HC Deb 12 November 1906 vol 164 cc1062-3
MR. ALDEN (Middlesex, Tottenham)

I beg to ask the President of the Local Government Board whether his attention has been called to a Home Office Return showing that in 1905 there had been forty-eight deaths upon which a coroner's jury had returned a verdict of death from starvation or death accelerated by privation, in the county of London, of which fifteen were in the Eastern District, and whether eleven of these were in the Whitechapel district; what was the date of the commencement of the Home Office Returns of starvation cases, and what has been the number of deaths in Whitechapel declared by a coroner's jury to be from starvation or privation, from such commencement to the present time; what steps, if any, have been taken by the Local Government Board since the receipt of the like Return for 1904, with a view to a reduction of the number of such deaths; and will he suggest to the guardians and relieving officers of Whitechapel that they should make it known in Whitechapel that in any case of serious or infectious illness (including phthisis and tuberculosis) of any person in White-chapel destitute of the means of obtaining a doctor otherwise, an order would be given by the relieving officer for the union doctor to visit such sick person.

MR. JOHN BURNS

My attention has been called to the Return for 1905 referred to. I gather from it that of the fifteen cases which occurred in the Eastern District ten took place in Whitechapel. The first Return appears to have been made in 1870. I cannot at the moment give the number of the deaths in Whitechapel from starvation or privation during the whole period to which the Returns relate, but I may say that the number since 1891 (the year in which the Local Government Board first obtained the observations of the guardians on the cases included in the Return) is ninety-eight.

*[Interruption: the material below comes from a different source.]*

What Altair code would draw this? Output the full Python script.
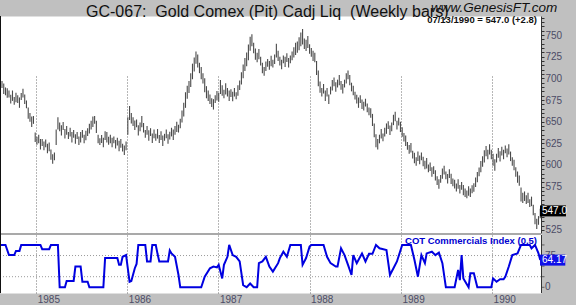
import altair as alt
import pandas as pd

# ---------------- data ----------------
N_WEEKS = 310
last_date = "1990-07-13"

price_mid = [
    690, 693, 688, 685, 683, 682, 676, 680, 674, 678,
    676, 672, 679, 683, 676, 670, 660, 655, 650, 652,
    632, 628, 630, 624, 626, 622, 625, 619, 621, 612,
    607, 610, 632, 648, 644, 640, 645, 636, 640, 634,
    638, 632, 636, 630, 634, 628, 632, 636, 630, 634,
    638, 642, 646, 650, 652, 644, 630, 627, 630, 626,
    634, 632, 628, 630, 626, 629, 624, 627, 622, 625,
    620, 617, 622, 645, 660, 654, 650, 646, 648, 640,
    644, 650, 643, 636, 640, 634, 638, 631, 636, 632,
    636, 630, 634, 628, 632, 636, 630, 634, 638, 635,
    640, 644, 642, 648, 656, 664, 675, 684, 690, 698,
    708, 716, 724, 720, 712, 706, 700, 692, 684, 680,
    676, 672, 670, 676, 680, 678, 690, 686, 682, 688,
    684, 680, 683, 679, 684, 680, 686, 692, 700, 708,
    716, 722, 730, 740, 744, 735, 728, 724, 728, 720,
    712, 708, 714, 718, 715, 720, 717, 722, 732, 726,
    720, 716, 722, 719, 724, 718, 722, 726, 730, 734,
    736, 740, 745, 748, 740, 738, 742, 734, 730, 726,
    724, 712, 700, 690, 684, 688, 680, 684, 676, 686,
    692, 696, 690, 694, 698, 692, 688, 694, 700, 704,
    698, 690, 686, 680, 676, 672, 676, 670, 668, 672,
    666, 662, 660, 652, 640, 628, 624, 630, 636, 632,
    638, 642, 646, 640, 644, 652, 656, 646, 650, 644,
    638, 632, 628, 622, 618, 620, 612, 608, 604, 610,
    606, 610, 604, 600, 602, 596, 598, 592, 594, 588,
    582, 578, 584, 590, 594, 588, 584, 590, 584, 580,
    578, 574, 578, 572, 576, 571, 568, 566, 570, 568,
    572, 574, 580, 586, 592, 598, 604, 610, 616, 612,
    618, 612, 606, 600, 608, 614, 610, 616, 612, 618,
    614, 618, 610, 604, 600, 592, 586, 582, 566, 562,
    564, 560, 562, 556, 558, 548, 538, 532, 536, 544,
]

price_range = [
    10, 8, 12, 9, 11, 8, 10, 12, 9, 11,
    9, 12, 8, 10, 11, 9, 13, 10, 12, 9,
    11, 9, 10, 12, 8, 10, 9, 11, 10, 12,
    11, 9, 18, 14, 10, 12, 9, 11, 10, 8,
    10, 12, 9, 11, 8, 10, 12, 9, 10, 11,
    9, 11, 10, 12, 9, 14, 10, 8, 9, 11,
    10, 12, 9, 10, 11, 8, 10, 9, 12, 10,
    9, 11, 10, 20, 16, 12, 10, 11, 9, 12,
    10, 13, 11, 9, 10, 12, 9, 11, 10, 8,
    11, 9, 10, 12, 8, 10, 11, 9, 10, 12,
    10, 12, 9, 11, 14, 16, 18, 15, 14, 16,
    18, 16, 14, 15, 12, 14, 12, 16, 14, 12,
    11, 10, 12, 9, 11, 10, 16, 12, 10, 13,
    10, 12, 9, 11, 10, 8, 12, 11, 14, 16,
    15, 16, 18, 16, 14, 12, 13, 11, 12, 10,
    12, 10, 11, 9, 10, 12, 9, 11, 16, 12,
    10, 11, 9, 12, 10, 11, 9, 10, 12, 14,
    13, 15, 16, 18, 12, 13, 14, 11, 10, 12,
    11, 16, 18, 13, 10, 11, 12, 10, 11, 9,
    12, 10, 11, 9, 12, 10, 11, 9, 12, 10,
    12, 10, 11, 9, 10, 12, 9, 11, 10, 9,
    10, 9, 11, 14, 16, 15, 12, 10, 11, 9,
    10, 12, 9, 11, 10, 12, 11, 10, 9, 12,
    11, 10, 12, 9, 10, 11, 9, 12, 10, 11,
    10, 9, 11, 10, 12, 9, 10, 11, 9, 12,
    10, 11, 9, 12, 10, 9, 11, 10, 12, 9,
    10, 9, 11, 10, 9, 12, 10, 9, 11, 10,
    9, 10, 11, 12, 10, 13, 12, 14, 12, 11,
    12, 11, 14, 13, 10, 11, 12, 10, 11, 9,
    10, 12, 11, 10, 12, 11, 13, 12, 16, 12,
    11, 10, 12, 9, 11, 12, 13, 12, 10, 11,
]

# COT Commercials Index: (week number, value) turning points
cot_week = [0, 3, 5, 8, 9, 11, 12, 23, 24, 28, 29, 33, 34, 37, 38, 41, 42, 43, 46, 47,
            50, 51, 59, 60, 67, 68, 69, 70, 72, 74, 75, 77, 78, 79, 83, 84, 86, 87, 89, 90,
            91, 96, 97, 98, 100, 102, 103, 115, 117, 120, 122, 124, 125, 127, 128, 130, 131, 133, 135, 137,
            139, 141, 143, 145, 147, 148, 150, 152, 154, 156, 159, 160, 162, 164, 166, 172, 173, 175, 177, 178,
            185, 187, 189, 192, 193, 195, 197, 199, 201, 202, 204, 207, 209, 211, 213, 215, 217, 221, 223, 225,
            227, 230, 235, 237, 239, 241, 243, 244, 247, 249, 251, 253, 255, 260, 262, 263, 264, 265, 268, 269,
            271, 273, 281, 282, 284, 286, 288, 289, 291, 293, 296, 298, 303, 304, 306, 308, 309]
cot_val = [100, 100, 76, 76, 86, 86, 100, 100, 90, 90, 100, 100, 0, 0, 15, 15, 15, 49, 49, 13,
           13, 0, 0, 69, 69, 53, 53, 72, 76, 13, 15, 45, 55, 100, 100, 61, 61, 100, 100, 79,
           61, 61, 87, 80, 72, 29, 0, 0, 25, 45, 49, 47, 53, 21, 53, 72, 100, 76, 72, 61,
           5, 0, 9, 0, 0, 57, 61, 72, 49, 37, 57, 69, 84, 72, 100, 100, 53, 69, 96, 100,
           100, 72, 57, 49, 49, 92, 76, 53, 29, 76, 57, 80, 61, 79, 79, 100, 92, 88, 29, 45,
           61, 100, 100, 65, 25, 76, 57, 80, 84, 76, 82, 57, 0, 0, 41, 17, 76, 21, 0, 33,
           33, 0, 0, 21, 13, 19, 19, 25, 49, 76, 80, 100, 100, 92, 100, 80, 64.17]

year_labels = [1985, 1986, 1987, 1988, 1989, 1990]
price_ticks = list(range(525, 771, 5))
price_label_values = [525, 575, 600, 625, 650, 675, 700, 725, 750]
cot_tick_values = [0, 25, 50, 75, 100]
cot_label_values = [0, 75]
cot_grid_values = [25, 75]
last_price = 547.0
last_cot = 64.17

title_text = "GC-067:\u00a0 Gold Comex (Pit) Cadj Liq\u00a0 (Weekly bars)"
site_text = "www.GenesisFT.com"
date_text = "07/13/1990 = 547.0 (+2.8)"
cot_title = "COT Commercials Index (0.5)"

# ---------------- tables ----------------
dates = pd.date_range(end=last_date, periods=N_WEEKS, freq="W-FRI")
date_str = [d.strftime("%Y-%m-%d") for d in dates]
bars_df = pd.DataFrame({
    "date": date_str,
    "low": [m - r / 2 for m, r in zip(price_mid, price_range)],
    "high": [m + r / 2 for m, r in zip(price_mid, price_range)],
})
cot_df = pd.DataFrame({"date": [date_str[w] for w in cot_week], "cot": cot_val})

W, H = 541, 277
FONT = "Liberation Sans"
LABEL_COLOR = "#4c4c66"

x_scale = alt.Scale(type="utc", domain=[
    alt.DateTime(year=1984, month=8, date=9, utc=True),
    alt.DateTime(year=1990, month=7, date=16, utc=True)])
x_axis = alt.Axis(
    values=[alt.DateTime(year=y, month=1, date=1, utc=True) for y in year_labels],
    format="%Y", title=None, grid=True, gridDash=[1, 2], gridColor="#6e6e6e",
    gridWidth=1, domain=False, ticks=False, labelAlign="left", labelPadding=1,
    labelOffset=1, labelFont=FONT, labelFontSize=10, labelColor=LABEL_COLOR,
    labelFlush=False, labelOverlap=False, zindex=0)
x_enc = alt.X("date:T", scale=x_scale, axis=x_axis)

price_scale = alt.Scale(domain=[521.5, 772], range=[217, 0], nice=False, zero=False)
cot_scale = alt.Scale(domain=[-13.5, 123.5], range=[277, 219], nice=False, zero=False)

label_test = " || ".join(f"datum.value === {v}" for v in price_label_values)
price_axis = alt.Axis(
    orient="right", values=price_ticks, title=None, grid=False,
    labelExpr=f"({label_test}) ? datum.label : ''", format="d",
    tickSize=3, tickColor="#333333", domainColor="#333333", labelPadding=1,
    labelFont=FONT, labelFontSize=10, labelColor=LABEL_COLOR, labelOverlap=False,
    labelBaseline="middle", labelFlush=False)

one = pd.DataFrame({"a": [0]})

separator = alt.Chart(one).mark_rect(color="#a9a9a9").encode(
    x=alt.value(0), x2=alt.value(W), y=alt.value(217), y2=alt.value(219))

cot_grid = alt.Chart(pd.DataFrame({"v": cot_grid_values})).mark_rule(
    strokeDash=[1, 2], color="#9a9a9a", strokeWidth=1).encode(
    y=alt.Y("v:Q", scale=cot_scale, axis=None), x=alt.value(0), x2=alt.value(W))

bars = alt.Chart(bars_df).mark_rule(color="#4a4a4a", strokeWidth=1.1).encode(
    x=x_enc,
    y=alt.Y("low:Q", scale=price_scale, axis=price_axis),
    y2="high:Q")

cot_line = alt.Chart(cot_df).mark_line(color="#0000e0", strokeWidth=2).encode(
    x=x_enc, y=alt.Y("cot:Q", scale=cot_scale, axis=None))

left_border = alt.Chart(one).mark_rule(color="#111111", strokeWidth=1).encode(
    x=alt.value(0.5), y=alt.value(0), y2=alt.value(H))
right_border = alt.Chart(one).mark_rule(color="#333333", strokeWidth=1).encode(
    x=alt.value(W + 0.5), y=alt.value(219), y2=alt.value(H))

cot_ticks = alt.Chart(pd.DataFrame({"v": cot_tick_values})).mark_tick(
    orient="horizontal", size=3, thickness=1, color="#333333").encode(
    y=alt.Y("v:Q", scale=cot_scale, axis=None), x=alt.value(W + 2))

cot_labels = alt.Chart(pd.DataFrame({"v": cot_label_values,
                                     "lab": [str(v) for v in cot_label_values]})).mark_text(
    align="left", baseline="middle", font=FONT, fontSize=10, color=LABEL_COLOR).encode(
    y=alt.Y("v:Q", scale=cot_scale, axis=None), x=alt.value(W + 4), text="lab:N")

box_path = "M0,-0.5H2.36V0.5H0Z"
price_box = alt.Chart(pd.DataFrame({"v": [last_price]})).mark_point(
    shape=box_path, filled=True, size=484, color="#000000", opacity=1, strokeWidth=0).encode(
    x=alt.value(W - 1), y=alt.Y("v:Q", scale=price_scale, axis=None))
price_box_text = alt.Chart(pd.DataFrame({"v": [last_price], "lab": [f"{last_price:.1f}"]})).mark_text(
    align="left", baseline="middle", font=FONT, fontSize=10, color="white").encode(
    x=alt.value(W + 1), y=alt.Y("v:Q", scale=price_scale, axis=None), text="lab:N")

cot_box = alt.Chart(pd.DataFrame({"v": [last_cot]})).mark_point(
    shape="M0,-0.5H2.3V0.5H0Z", filled=True, size=484, color="#1010e8", opacity=1, strokeWidth=0).encode(
    x=alt.value(W - 1), y=alt.Y("v:Q", scale=cot_scale, axis=None))
cot_box_text = alt.Chart(pd.DataFrame({"v": [last_cot], "lab": [f"{last_cot:.2f}"]})).mark_text(
    align="left", baseline="middle", font=FONT, fontSize=10, color="white").encode(
    x=alt.value(W + 1), y=alt.Y("v:Q", scale=cot_scale, axis=None), text="lab:N")

cot_title_mark = alt.Chart(pd.DataFrame({"t": [cot_title]})).mark_text(
    align="right", baseline="alphabetic", font=FONT, fontSize=9.5, fontWeight="bold",
    color="#0000d0").encode(x=alt.value(537), y=alt.value(228), text="t:N")

title_mark = alt.Chart(pd.DataFrame({"t": [title_text]})).mark_text(
    align="left", baseline="alphabetic", font=FONT, fontSize=16, color="#111111").encode(
    x=alt.value(86), y=alt.value(0.5), text="t:N")

site_mark = alt.Chart(pd.DataFrame({"t": [site_text]})).mark_text(
    align="left", baseline="alphabetic", font=FONT, fontSize=13.5, fontStyle="italic",
    color="#111111").encode(x=alt.value(431), y=alt.value(-4), text="t:N")

date_mark = alt.Chart(pd.DataFrame({"t": [date_text]})).mark_text(
    align="right", baseline="alphabetic", font=FONT, fontSize=9.5, fontWeight="bold",
    color="#111111").encode(x=alt.value(537), y=alt.value(6.5), text="t:N")

chart = alt.layer(
    separator, cot_grid, bars, cot_line, left_border, right_border, cot_ticks,
    cot_labels, price_box, price_box_text, cot_box, cot_box_text,
    cot_title_mark, title_mark, site_mark, date_mark,
).resolve_scale(y="independent").properties(
    width=W, height=H,
    autosize=alt.AutoSizeParams(type="none"),
    padding={"left": 0, "top": 16, "right": 35, "bottom": 12},
    background="#c0c0c0",
).configure_view(fill="white", stroke="transparent")

chart.save("out.html", embed_options={"renderer": "svg", "actions": False})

As I stated in reply to my hon. friend's previous Question, I do not understand that there was any default on the part of the guardians or their officers in any of the cases mentioned in the Return for 1904, and consequently it did not devolve on the Local Government Board to take any action in the matter. I am not aware that the Whitechapel guardians interpose any difficulty in the way of medical attendance being given by the district medical officer in any case of urgent sickness on the part of a destitute person. On the contrary I understand that if the officer's attendance is not immediately available, they are willing to pay for a visit by another medical man, including medicines. Further, the guardians have an excellent infirmary into which cases of this kind are freely admitted.